Collection entries:
<<<<

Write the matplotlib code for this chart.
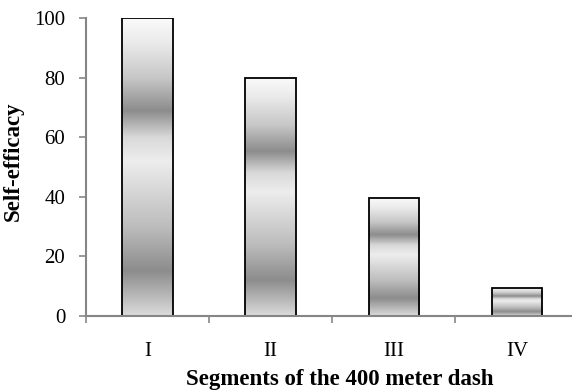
import numpy as np
import matplotlib
matplotlib.use("Agg")
import matplotlib.pyplot as plt
from matplotlib.colors import LinearSegmentedColormap

categories = ["I", "II", "III", "IV"]
self_efficacy = [100, 80, 39.5, 9.5]
y_ticks = [0, 20, 40, 60, 80, 100]

plt.rcParams["font.family"] = ["Liberation Serif", "DejaVu Serif"]

# vertical chrome-like shading, 0 = bar bottom, 1 = bar top
shade = LinearSegmentedColormap.from_list(
    "chrome",
    [(0.00, (0.86,) * 3), (0.15, (0.55,) * 3), (0.30, (0.74,) * 3),
     (0.52, (0.93,) * 3), (0.60, (0.85,) * 3), (0.69, (0.55,) * 3),
     (0.80, (0.78,) * 3), (0.92, (0.92,) * 3), (1.00, (0.98,) * 3)])

fig = plt.figure(figsize=(5.72, 3.92), dpi=100)
ax = fig.add_axes([86 / 572, (392 - 316) / 392, 1 - 86 / 572, (316 - 18) / 392])

x = np.arange(len(categories))
bars = ax.bar(x, self_efficacy, width=0.41, facecolor="none",
              edgecolor="black", linewidth=1.3, zorder=3)

grad = np.linspace(0, 1, 256).reshape(-1, 1)
for b in bars:
    x0, w, h = b.get_x(), b.get_width(), b.get_height()
    im = ax.imshow(grad, cmap=shade, origin="lower", aspect="auto",
                   extent=(x0, x0 + w, 0, h), zorder=2, interpolation="bilinear")
    im.set_clip_path(b)

ax.set_xlim(-0.5, 3.5 - 6.5 / 123.3)
ax.set_ylim(0, 100)
ax.set_yticks(y_ticks)
ax.set_yticklabels([str(v) for v in y_ticks], fontsize=15)
ax.set_xticks(x)
ax.set_xticklabels(categories, fontsize=15)
ax.set_xticks(np.arange(-0.5, 3.5, 1.0), minor=True)
ax.tick_params(axis="x", which="major", length=0, pad=19)
ax.tick_params(axis="x", which="minor", length=5, width=1.2, color="#868686", direction="out")
ax.tick_params(axis="y", length=5, width=1.2, color="#868686", direction="out", pad=10)

for side in ("top", "right"):
    ax.spines[side].set_visible(False)
for side in ("left", "bottom"):
    ax.spines[side].set_color("#868686")
    ax.spines[side].set_linewidth(1.5)
ax.spines["bottom"].set_zorder(4)

fig.text(340 / 572, 1 - 380 / 392, "Segments of the 400 meter dash",
         ha="center", va="center", fontsize=16.5, fontweight="bold")
fig.text(13 / 572, 1 - 161 / 392, "Self-efficacy", rotation=90,
         ha="center", va="center", fontsize=16.5, fontweight="bold")

fig.savefig("out.png", dpi=100)
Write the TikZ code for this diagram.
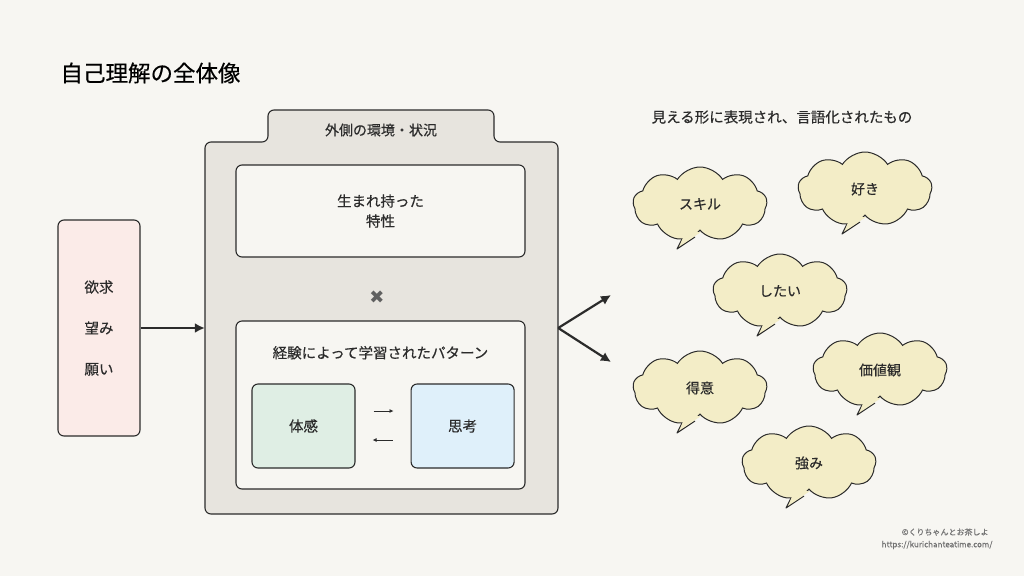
\documentclass[tikz,border=0pt]{standalone}
\usepackage{fontspec}
\setmainfont{Noto Sans CJK JP}[FakeBold=0.35]
\newfontfamily\symfont{DejaVu Sans}
\usetikzlibrary{arrows.meta,positioning,shapes.symbols}
\definecolor{PageBg}{HTML}{F7F6F2}
\definecolor{EnvGray}{HTML}{E7E4DE}
\definecolor{WishPink}{HTML}{FBEBE8}
\definecolor{BodyGreen}{HTML}{DFEEE4}
\definecolor{MindBlue}{HTML}{DFF0FA}
\definecolor{CloudYellow}{HTML}{F3EDC7}
\definecolor{InkDark}{HTML}{2B2B2B}

\begin{document}
\begin{tikzpicture}[
  x=1pt, y=-1pt,
  >=Latex,
  box/.style={draw=InkDark, line width=1.1pt, rounded corners=6pt, fill=PageBg, align=center, font=\fontsize{14.5}{20}\selectfont, text=InkDark},
  small/.style={box, minimum width=103pt, minimum height=84pt},
  arrow/.style={-{Latex[length=10pt,width=10pt]}, line width=2.2pt, InkDark},
  thinarrow/.style={-{Latex[length=4pt,width=4pt]}, line width=0.9pt, InkDark},
  bubble/.style={cloud, cloud puffs=9, cloud puff arc=115, aspect=1.8, draw=InkDark, line width=1pt, fill=CloudYellow, minimum width=134pt, minimum height=74pt, font=\fontsize{14}{16}\selectfont, text=InkDark},
  tail/.pic={\filldraw[draw=InkDark, line width=1pt, fill=CloudYellow, line join=round] (-17,33) -- (-23,45) -- (-5,33);},
  tailpatch/.pic={\fill[CloudYellow] (-15,28) -- (-19.3,39.5) -- (-16.3,39.5) -- (1,28) -- cycle;}
]
\fill[PageBg] (0,0) rectangle (1024,576);
\useasboundingbox (0,0) rectangle (1024,576);

\node[anchor=west, font=\fontsize{22.5}{26}\selectfont, text=black] (title) at (57,73) {自己理解の全体像};

% left side
\node[box, fill=WishPink, minimum width=82pt, minimum height=216pt, font=\fontsize{14.5}{41}\selectfont] (wish) at (99,328) {欲求\\望み\\願い};

% environment frame with tab
\filldraw[draw=InkDark, line width=1.1pt, fill=EnvGray, rounded corners=6pt]
  (205,514) -- (205,142) -- (268,142) -- (268,110) -- (494,110) -- (494,142) -- (558,142) -- (558,514) -- cycle;
\node[font=\fontsize{14}{16}\selectfont, text=InkDark] (envlabel) at (381,130) {外側の環境・状況};
\node[minimum width=353pt, minimum height=372pt, inner sep=0pt] (env) at (381.5,328) {};

\node[box, minimum width=289pt, minimum height=92pt] (nature) at (380.5,211) {生まれ持った\\特性};
\node[font=\symfont\fontsize{18}{18}\selectfont, text=gray!75!black] (times) at (377,297) {✖};
\node[box, minimum width=289pt, minimum height=168pt] (pattern) at (380.5,405) {};
\node[font=\fontsize{14.5}{16}\selectfont, text=InkDark, below=22pt of pattern.north] (patternlabel) {経験によって学習されたパターン};
\node[small, fill=BodyGreen] (body) at (303.5,426) {体感};
\node[small, fill=MindBlue, right=55pt of body] (mind) {思考};
\draw[thinarrow, shorten <=18pt, shorten >=17pt] ([yshift=15pt]body.east) -- ([yshift=15pt]mind.west);
\draw[thinarrow, shorten <=18pt, shorten >=17pt] ([yshift=-14pt]mind.west) -- ([yshift=-14pt]body.east);

\draw[arrow] (wish) -- (env);
\coordinate (up) at (611,295);
\coordinate (down) at (611,362);
\draw[arrow] (env.east) -- (up);
\draw[arrow] (env.east) -- (down);

% right side
\node[font=\fontsize{14.5}{16}\selectfont, text=InkDark] (shown) at (782,117) {見える形に表現され、言語化されたもの};

\coordinate (c1) at (700,204);
\coordinate (c2) at (865,189);
\coordinate (c3) at (780,291);
\coordinate (c4) at (700,388);
\coordinate (c5) at (880,370);
\coordinate (c6) at (809,463);
\pic at (c1) {tail}; \node[bubble] (skill) at (c1) {スキル}; \pic at (c1) {tailpatch};
\pic at (c2) {tail}; \node[bubble] (like) at (c2) {好き}; \pic at (c2) {tailpatch};
\pic at (c3) {tail}; \node[bubble] (want) at (c3) {したい}; \pic at (c3) {tailpatch};
\pic at (c4) {tail}; \node[bubble] (good) at (c4) {得意}; \pic at (c4) {tailpatch};
\pic at (c5) {tail}; \node[bubble] (values) at (c5) {価値観}; \pic at (c5) {tailpatch};
\pic at (c6) {tail}; \node[bubble] (strength) at (c6) {強み}; \pic at (c6) {tailpatch};

\node[anchor=east, font=\fontsize{8}{10}\selectfont, text=gray!90!black] (credit) at (992,532) {©くりちゃんとお茶しよ};
\node[anchor=east, font=\fontsize{8}{10}\selectfont, text=gray!90!black] (url) at (996,545) {https://kurichanteatime.com/};
\end{tikzpicture}
\end{document}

>>>>

● **Task goal**
Are you able to set down all the lines above exactly, without any pictures?

● **Full output**
Write the matplotlib code for this chart.
import numpy as np
import matplotlib
matplotlib.use("Agg")
import matplotlib.pyplot as plt
from matplotlib.colors import LinearSegmentedColormap

categories = ["I", "II", "III", "IV"]
self_efficacy = [100, 80, 39.5, 9.5]
y_ticks = [0, 20, 40, 60, 80, 100]

plt.rcParams["font.family"] = ["Liberation Serif", "DejaVu Serif"]

# vertical chrome-like shading, 0 = bar bottom, 1 = bar top
shade = LinearSegmentedColormap.from_list(
    "chrome",
    [(0.00, (0.86,) * 3), (0.15, (0.55,) * 3), (0.30, (0.74,) * 3),
     (0.52, (0.93,) * 3), (0.60, (0.85,) * 3), (0.69, (0.55,) * 3),
     (0.80, (0.78,) * 3), (0.92, (0.92,) * 3), (1.00, (0.98,) * 3)])

fig = plt.figure(figsize=(5.72, 3.92), dpi=100)
ax = fig.add_axes([86 / 572, (392 - 316) / 392, 1 - 86 / 572, (316 - 18) / 392])

x = np.arange(len(categories))
bars = ax.bar(x, self_efficacy, width=0.41, facecolor="none",
              edgecolor="black", linewidth=1.3, zorder=3)

grad = np.linspace(0, 1, 256).reshape(-1, 1)
for b in bars:
    x0, w, h = b.get_x(), b.get_width(), b.get_height()
    im = ax.imshow(grad, cmap=shade, origin="lower", aspect="auto",
                   extent=(x0, x0 + w, 0, h), zorder=2, interpolation="bilinear")
    im.set_clip_path(b)

ax.set_xlim(-0.5, 3.5 - 6.5 / 123.3)
ax.set_ylim(0, 100)
ax.set_yticks(y_ticks)
ax.set_yticklabels([str(v) for v in y_ticks], fontsize=15)
ax.set_xticks(x)
ax.set_xticklabels(categories, fontsize=15)
ax.set_xticks(np.arange(-0.5, 3.5, 1.0), minor=True)
ax.tick_params(axis="x", which="major", length=0, pad=19)
ax.tick_params(axis="x", which="minor", length=5, width=1.2, color="#868686", direction="out")
ax.tick_params(axis="y", length=5, width=1.2, color="#868686", direction="out", pad=10)

for side in ("top", "right"):
    ax.spines[side].set_visible(False)
for side in ("left", "bottom"):
    ax.spines[side].set_color("#868686")
    ax.spines[side].set_linewidth(1.5)
ax.spines["bottom"].set_zorder(4)

fig.text(340 / 572, 1 - 380 / 392, "Segments of the 400 meter dash",
         ha="center", va="center", fontsize=16.5, fontweight="bold")
fig.text(13 / 572, 1 - 161 / 392, "Self-efficacy", rotation=90,
         ha="center", va="center", fontsize=16.5, fontweight="bold")

fig.savefig("out.png", dpi=100)
Write the TikZ code for this diagram.
\documentclass[tikz,border=0pt]{standalone}
\usepackage{fontspec}
\setmainfont{Noto Sans CJK JP}[FakeBold=0.35]
\newfontfamily\symfont{DejaVu Sans}
\usetikzlibrary{arrows.meta,positioning,shapes.symbols}
\definecolor{PageBg}{HTML}{F7F6F2}
\definecolor{EnvGray}{HTML}{E7E4DE}
\definecolor{WishPink}{HTML}{FBEBE8}
\definecolor{BodyGreen}{HTML}{DFEEE4}
\definecolor{MindBlue}{HTML}{DFF0FA}
\definecolor{CloudYellow}{HTML}{F3EDC7}
\definecolor{InkDark}{HTML}{2B2B2B}

\begin{document}
\begin{tikzpicture}[
  x=1pt, y=-1pt,
  >=Latex,
  box/.style={draw=InkDark, line width=1.1pt, rounded corners=6pt, fill=PageBg, align=center, font=\fontsize{14.5}{20}\selectfont, text=InkDark},
  small/.style={box, minimum width=103pt, minimum height=84pt},
  arrow/.style={-{Latex[length=10pt,width=10pt]}, line width=2.2pt, InkDark},
  thinarrow/.style={-{Latex[length=4pt,width=4pt]}, line width=0.9pt, InkDark},
  bubble/.style={cloud, cloud puffs=9, cloud puff arc=115, aspect=1.8, draw=InkDark, line width=1pt, fill=CloudYellow, minimum width=134pt, minimum height=74pt, font=\fontsize{14}{16}\selectfont, text=InkDark},
  tail/.pic={\filldraw[draw=InkDark, line width=1pt, fill=CloudYellow, line join=round] (-17,33) -- (-23,45) -- (-5,33);},
  tailpatch/.pic={\fill[CloudYellow] (-15,28) -- (-19.3,39.5) -- (-16.3,39.5) -- (1,28) -- cycle;}
]
\fill[PageBg] (0,0) rectangle (1024,576);
\useasboundingbox (0,0) rectangle (1024,576);

\node[anchor=west, font=\fontsize{22.5}{26}\selectfont, text=black] (title) at (57,73) {自己理解の全体像};

% left side
\node[box, fill=WishPink, minimum width=82pt, minimum height=216pt, font=\fontsize{14.5}{41}\selectfont] (wish) at (99,328) {欲求\\望み\\願い};

% environment frame with tab
\filldraw[draw=InkDark, line width=1.1pt, fill=EnvGray, rounded corners=6pt]
  (205,514) -- (205,142) -- (268,142) -- (268,110) -- (494,110) -- (494,142) -- (558,142) -- (558,514) -- cycle;
\node[font=\fontsize{14}{16}\selectfont, text=InkDark] (envlabel) at (381,130) {外側の環境・状況};
\node[minimum width=353pt, minimum height=372pt, inner sep=0pt] (env) at (381.5,328) {};

\node[box, minimum width=289pt, minimum height=92pt] (nature) at (380.5,211) {生まれ持った\\特性};
\node[font=\symfont\fontsize{18}{18}\selectfont, text=gray!75!black] (times) at (377,297) {✖};
\node[box, minimum width=289pt, minimum height=168pt] (pattern) at (380.5,405) {};
\node[font=\fontsize{14.5}{16}\selectfont, text=InkDark, below=22pt of pattern.north] (patternlabel) {経験によって学習されたパターン};
\node[small, fill=BodyGreen] (body) at (303.5,426) {体感};
\node[small, fill=MindBlue, right=55pt of body] (mind) {思考};
\draw[thinarrow, shorten <=18pt, shorten >=17pt] ([yshift=15pt]body.east) -- ([yshift=15pt]mind.west);
\draw[thinarrow, shorten <=18pt, shorten >=17pt] ([yshift=-14pt]mind.west) -- ([yshift=-14pt]body.east);

\draw[arrow] (wish) -- (env);
\coordinate (up) at (611,295);
\coordinate (down) at (611,362);
\draw[arrow] (env.east) -- (up);
\draw[arrow] (env.east) -- (down);

% right side
\node[font=\fontsize{14.5}{16}\selectfont, text=InkDark] (shown) at (782,117) {見える形に表現され、言語化されたもの};

\coordinate (c1) at (700,204);
\coordinate (c2) at (865,189);
\coordinate (c3) at (780,291);
\coordinate (c4) at (700,388);
\coordinate (c5) at (880,370);
\coordinate (c6) at (809,463);
\pic at (c1) {tail}; \node[bubble] (skill) at (c1) {スキル}; \pic at (c1) {tailpatch};
\pic at (c2) {tail}; \node[bubble] (like) at (c2) {好き}; \pic at (c2) {tailpatch};
\pic at (c3) {tail}; \node[bubble] (want) at (c3) {したい}; \pic at (c3) {tailpatch};
\pic at (c4) {tail}; \node[bubble] (good) at (c4) {得意}; \pic at (c4) {tailpatch};
\pic at (c5) {tail}; \node[bubble] (values) at (c5) {価値観}; \pic at (c5) {tailpatch};
\pic at (c6) {tail}; \node[bubble] (strength) at (c6) {強み}; \pic at (c6) {tailpatch};

\node[anchor=east, font=\fontsize{8}{10}\selectfont, text=gray!90!black] (credit) at (992,532) {©くりちゃんとお茶しよ};
\node[anchor=east, font=\fontsize{8}{10}\selectfont, text=gray!90!black] (url) at (996,545) {https://kurichanteatime.com/};
\end{tikzpicture}
\end{document}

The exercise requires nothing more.